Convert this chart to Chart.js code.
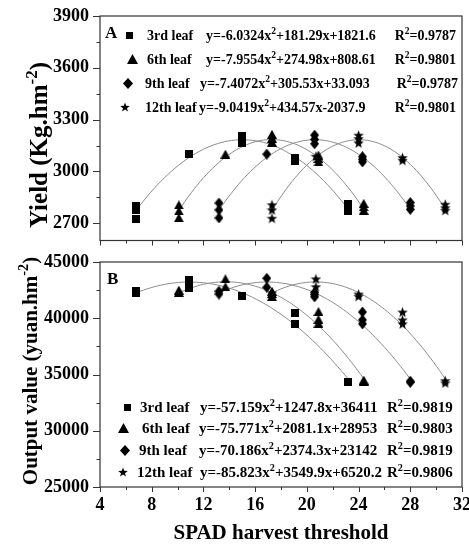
<!DOCTYPE html>
<html>
<head>
<meta charset="utf-8">
<script src="https://cdn.jsdelivr.net/npm/chart.js@4.4.1/dist/chart.umd.min.js"></script>
<style>
  html, body { margin: 0; padding: 0; background: #fff; }
  #wrap { position: relative; width: 469px; height: 544px; }
  canvas { position: absolute; left: 0; }
  #chartA { top: 0; }
  #chartB { top: 250px; }
</style>
</head>
<body>
<div id="wrap">
  <canvas id="chartA" width="469" height="250"></canvas>
  <canvas id="chartB" width="469" height="294"></canvas>
</div>
<script>
// SPAD thresholds for each leaf position
const leafNames = ['3rd leaf', '6th leaf', '9th leaf', '12th leaf'];
const spad3 = [6.8, 10.9, 15.0, 19.1, 23.2];
const spad6 = [10.1, 13.7, 17.3, 20.9, 24.4];
const spad9 = [13.2, 16.9, 20.6, 24.3, 28.0];
const spad12 = [17.3, 20.7, 24.0, 27.4, 30.7];

// panel A, yield (replicates per threshold)
const yield3 = [[2727, 2778, 2801], [3100], [3165, 3185, 3205], [3060, 3075], [2770, 2790, 2810]];
const yield6 = [[2732, 2771, 2806], [3100], [3170, 3192, 3215], [3055, 3075, 3095], [2775, 2795, 2815]];
const yield9 = [[2731, 2777, 2817], [3100], [3160, 3185, 3210], [3055, 3070, 3085], [2780, 2800, 2820]];
const yield12 = [[2729, 2777, 2807], [3088], [3165, 3190, 3210], [3065, 3080], [2775, 2790, 2810]];
const yieldFit = [[-6.0324, 181.29, 1821.6], [-7.9554, 274.98, 808.61], [-7.4072, 305.53, 33.093], [-9.0419, 434.57, -2037.9]];
const yieldR2 = [0.9787, 0.9801, 0.9787, 0.9801];

// panel B, output value
const out3 = [[42250, 42400], [42700, 43400], [42000], [39500, 40450], [34350]];
const out6 = [[42300, 42500], [42800, 43500], [41950, 42200, 42400], [39550, 39900, 40600], [34400, 34500]];
const out9 = [[42150, 42400], [42750, 43550], [41900, 42100, 42300], [39500, 39850, 40550], [34300, 34400]];
const out12 = [[42250], [42800, 43500], [41950, 42150], [39500, 39850, 40550], [34250, 34450]];
const outFit = [[-57.159, 1247.8, 36411], [-75.771, 2081.1, 28953], [-70.186, 2374.3, 23142], [-85.823, 3549.9, 6520.2]];
const outR2 = [0.9819, 0.9803, 0.9819, 0.9806];

const xTicks = [4, 8, 12, 16, 20, 24, 28, 32];
const yieldTicks = [2700, 3000, 3300, 3600, 3900];
const outTicks = [25000, 30000, 35000, 40000, 45000];

const FONT = '"Liberation Serif", "Times New Roman", serif';

function marker(shape, w, h) {
  const c = document.createElement('canvas');
  c.width = w; c.height = h;
  const g = c.getContext('2d');
  g.fillStyle = '#000';
  g.beginPath();
  if (shape === 'square') {
    g.rect(0, 0, w, h);
  } else if (shape === 'triangle') {
    g.moveTo(w / 2, 0); g.lineTo(w, h); g.lineTo(0, h);
  } else if (shape === 'diamond') {
    g.moveTo(w / 2, 0); g.lineTo(w, h / 2); g.lineTo(w / 2, h); g.lineTo(0, h / 2);
  } else {
    const R = w / 2, r = R * 0.42, cx = w / 2, cy = h / 2 + R * 0.1;
    for (let i = 0; i < 10; i++) {
      const a = -Math.PI / 2 + i * Math.PI / 5;
      const rr = i % 2 ? r : R;
      g.lineTo(cx + rr * Math.cos(a), cy + rr * Math.sin(a));
    }
  }
  g.closePath();
  g.fill();
  return c;
}

const dataMarks = [marker('square', 8, 8), marker('triangle', 10, 9), marker('diamond', 9, 11), marker('star', 11, 11)];
const legendMarks = [marker('square', 7, 7), marker('triangle', 11, 10), marker('diamond', 10, 11), marker('star', 10, 10)];

function points(xs, ys) {
  const out = [];
  xs.forEach((x, i) => ys[i].forEach(y => out.push({ x: x, y: y })));
  return out;
}

function curve(xs, c) {
  const a = xs[0], b = xs[xs.length - 1], out = [];
  for (let i = 0; i <= 60; i++) {
    const x = a + (b - a) * i / 60;
    out.push({ x: x, y: c[0] * x * x + c[1] * x + c[2] });
  }
  return out;
}

function sgn(v) { return (v >= 0 ? '+' : '') + v; }

function rich(ctx, parts, x, y, size, align) {
  const sup = size * 0.68;
  let w = 0;
  parts.forEach(p => {
    ctx.font = 'bold ' + (p[1] ? sup : size) + 'px ' + FONT;
    w += ctx.measureText(p[0]).width;
  });
  let cx = align === 'center' ? x - w / 2 : (align === 'right' ? x - w : x);
  ctx.textAlign = 'left';
  ctx.textBaseline = 'alphabetic';
  parts.forEach(p => {
    ctx.font = 'bold ' + (p[1] ? sup : size) + 'px ' + FONT;
    ctx.fillText(p[0], cx, p[1] ? y - size * 0.4 : y);
    cx += ctx.measureText(p[0]).width;
  });
}

function makePanel(id, o) {
  const datasets = [];
  o.xs.forEach((xs, k) => {
    datasets.push({ type: 'scatter', data: points(xs, o.ys[k]), pointStyle: dataMarks[k],
      pointRadius: 5, pointHoverRadius: 5, order: 0 });
  });
  o.xs.forEach((xs, k) => {
    datasets.push({ type: 'line', data: curve(xs, o.fit[k]), borderColor: '#8c8c8c', borderWidth: 1,
      pointRadius: 0, fill: false, tension: 0, order: 1 });
  });

  const decor = {
    id: 'decor',
    afterDraw(chart) {
      const ctx = chart.ctx, ca = chart.chartArea;
      const xs = chart.scales.x, ys = chart.scales.y;
      ctx.save();
      ctx.strokeStyle = '#333';
      ctx.lineWidth = 1.2;
      ctx.strokeRect(ca.left, ca.top, ca.right - ca.left, ca.bottom - ca.top);
      ctx.lineWidth = 1;
      ctx.beginPath();
      xs.ticks.forEach(t => {
        const px = Math.round(xs.getPixelForValue(t.value)) + 0.5;
        const len = t.value % 4 === 0 ? 5 : 3;
        ctx.moveTo(px, ca.bottom); ctx.lineTo(px, ca.bottom + len);
      });
      ys.ticks.forEach(t => {
        const py = Math.round(ys.getPixelForValue(t.value)) + 0.5;
        const len = o.yMajor.includes(t.value) ? 7 : 3.5;
        ctx.moveTo(ca.left, py); ctx.lineTo(ca.left - len, py);
      });
      ctx.stroke();

      ctx.fillStyle = '#000';
      // y title
      ctx.save();
      ctx.translate(o.yTitle.x, o.yTitle.y);
      ctx.rotate(-Math.PI / 2);
      rich(ctx, o.yTitle.parts, 0, o.yTitle.size * 0.34, o.yTitle.size, 'center');
      ctx.restore();
      if (o.xTitle) {
        rich(ctx, [[o.xTitle.text, 0]], o.xTitle.x, o.xTitle.y, o.xTitle.size, 'center');
      }
      // panel letter
      rich(ctx, [[o.letter.text, 0]], o.letter.x, o.letter.y, 17, 'left');
      // legend
      const L = o.legend;
      leafNames.forEach((name, k) => {
        const cy = L.rows[k];
        const m = legendMarks[k];
        ctx.drawImage(m, Math.round(L.mark[k] - m.width / 2), Math.round(cy - m.height / 2));
        const base = cy + 5;
        rich(ctx, [[name, 0]], L.name[k], base, L.size, 'left');
        const c = o.fit[k];
        rich(ctx, [['y=' + c[0] + 'x', 0], ['2', 1], [sgn(c[1]) + 'x' + sgn(c[2]), 0]], L.eq[k], base, L.size, 'left');
        rich(ctx, [['R', 0], ['2', 1], ['=' + o.r2[k], 0]], L.r[k], base, L.size, L.rAlign || 'left');
      });
      ctx.restore();
    }
  };

  return new Chart(document.getElementById(id), {
    data: { datasets: datasets },
    options: {
      responsive: false,
      animation: false,
      events: [],
      layout: { padding: { top: o.padTop, right: 7, left: 0, bottom: 0 } },
      plugins: { legend: { display: false }, tooltip: { enabled: false } },
      scales: {
        x: {
          type: 'linear', min: 4, max: 32,
          afterBuildTicks: s => {
            const t = [];
            for (let v = 4; v <= 32; v += 2) t.push({ value: v });
            s.ticks = t;
          },
          afterFit: s => { s.height = o.xHeight; s.paddingLeft = 0; s.paddingRight = 0; },
          border: { display: false },
          grid: { drawOnChartArea: false, tickLength: 5, tickColor: 'rgba(0,0,0,0)' },
          ticks: {
            display: o.xLabels, autoSkip: false, maxRotation: 0, padding: 3, color: '#000',
            font: { family: FONT, weight: 'bold', size: 18 },
            callback: v => (xTicks.includes(v) ? String(v) : '')
          }
        },
        y: {
          type: 'linear', min: o.yMin, max: o.yMax,
          afterBuildTicks: s => {
            const t = [];
            for (let v = o.yMajor[0]; v <= o.yMax; v += o.yStep) t.push({ value: v });
            s.ticks = t;
          },
          afterFit: s => { s.width = 100; s.paddingTop = 0; s.paddingBottom = 0; },
          border: { display: false },
          grid: { drawOnChartArea: false, tickLength: 7, tickColor: 'rgba(0,0,0,0)' },
          ticks: {
            autoSkip: false, padding: 4, color: '#000',
            font: { family: FONT, weight: 'bold', size: 18 },
            callback: v => (o.yMajor.includes(v) ? String(v) : '')
          }
        }
      }
    },
    plugins: [decor]
  });
}

makePanel('chartA', {
  xs: [spad3, spad6, spad9, spad12],
  ys: [yield3, yield6, yield9, yield12],
  fit: yieldFit, r2: yieldR2,
  yMin: 2600, yMax: 3900, yStep: 150, yMajor: yieldTicks,
  padTop: 16, xHeight: 9.5, xLabels: false,
  yTitle: { parts: [['Yield (Kg.hm', 0], ['-2', 1], [')', 0]], x: 38.5, y: 145, size: 25 },
  letter: { text: 'A', x: 105, y: 38 },
  legend: {
    size: 14,
    rows: [35, 59, 83, 107],
    mark: [129, 132, 128, 125],
    name: [147, 147, 145, 145],
    eq: [206, 206, 200, 199],
    r: [456, 456, 458, 456],
    rAlign: 'right'
  }
});

makePanel('chartB', {
  xs: [spad3, spad6, spad9, spad12],
  ys: [out3, out6, out9, out12],
  fit: outFit, r2: outR2,
  yMin: 25000, yMax: 45000, yStep: 2500, yMajor: outTicks,
  padTop: 12, xHeight: 57, xLabels: true,
  yTitle: { parts: [['Output value (yuan.hm', 0], ['-2', 1], [')', 0]], x: 29.7, y: 121, size: 21 },
  xTitle: { text: 'SPAD harvest threshold', x: 281, y: 289, size: 21 },
  letter: { text: 'B', x: 107, y: 34 },
  legend: {
    size: 15,
    rows: [157, 178, 200, 222],
    mark: [127, 123, 125, 123],
    name: [140, 142, 139, 137],
    eq: [200, 199, 199, 200],
    r: [387, 387, 387, 387]
  }
});
</script>
</body>
</html>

[EXERCISE TASK] Without the pictures, return the listing above from its first line through the line that has "const spad12 = [17.3, 20.7, 24.0, 27.4, 30.7];".

[RESULT FOR THIS TASK]
Convert this chart to Chart.js code.
<!DOCTYPE html>
<html>
<head>
<meta charset="utf-8">
<script src="https://cdn.jsdelivr.net/npm/chart.js@4.4.1/dist/chart.umd.min.js"></script>
<style>
  html, body { margin: 0; padding: 0; background: #fff; }
  #wrap { position: relative; width: 469px; height: 544px; }
  canvas { position: absolute; left: 0; }
  #chartA { top: 0; }
  #chartB { top: 250px; }
</style>
</head>
<body>
<div id="wrap">
  <canvas id="chartA" width="469" height="250"></canvas>
  <canvas id="chartB" width="469" height="294"></canvas>
</div>
<script>
// SPAD thresholds for each leaf position
const leafNames = ['3rd leaf', '6th leaf', '9th leaf', '12th leaf'];
const spad3 = [6.8, 10.9, 15.0, 19.1, 23.2];
const spad6 = [10.1, 13.7, 17.3, 20.9, 24.4];
const spad9 = [13.2, 16.9, 20.6, 24.3, 28.0];
const spad12 = [17.3, 20.7, 24.0, 27.4, 30.7];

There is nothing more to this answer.